Specifically, this example does the following:

  • WITH search_results AS (...) gathers a large set of initial search results to use for the first page of results and facet calculations.
  • SEARCH(Title_Tokens, "foo") is the primary search query.
  • LIMIT 10000 limits the cost of the search by reducing the result set to 10,000. For very broad searches that might return millions of results, calculating exact facet counts on the entire dataset can be expensive. By limiting search results, the query can quickly provide approximate (lower bound) facet counts. This means the counts reflect at least that many results, but there might be more matching results beyond the 10,000 limit.
  • The result_page subquery produces the first page of search results displayed to the user.

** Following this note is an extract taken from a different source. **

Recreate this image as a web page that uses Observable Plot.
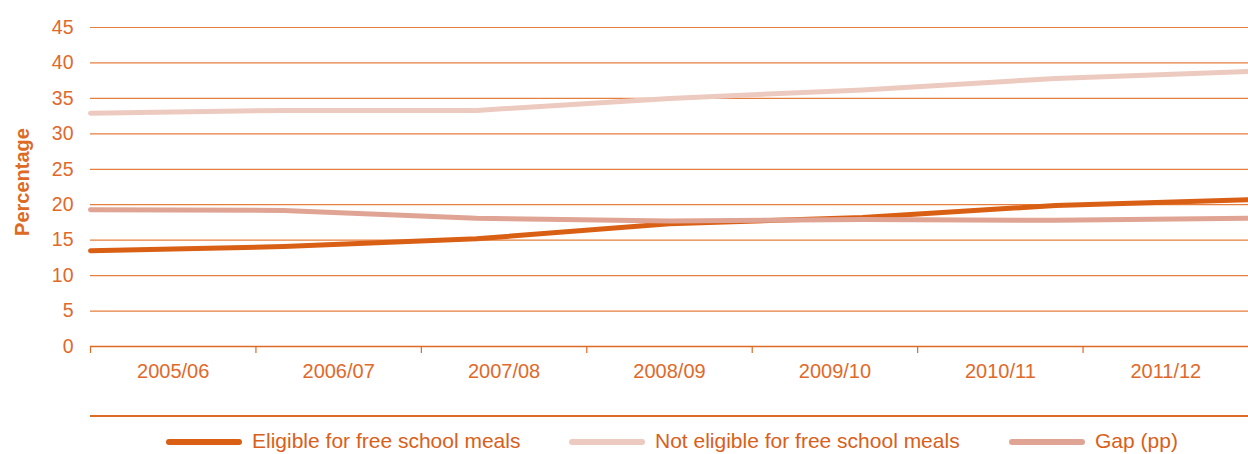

It selects only the top 50 records from search_results, ordered by Likes and AlbumId. This is what the user initially sees.
  • the rating_counts subquery calculates the facet counts for Rating. It groups all the records in search_results by their Rating and counts how many results fall into each rating category.
  • The genres_counts subquery calculates the facet counts for Genres. As it's an array, join with UNNEST(Genres) to treat each genre within the array as a separate row for counting.

Retrieve subsequent pages

When you query for successive pages after the initial facet query, you can reuse the facet counts returned from the first page.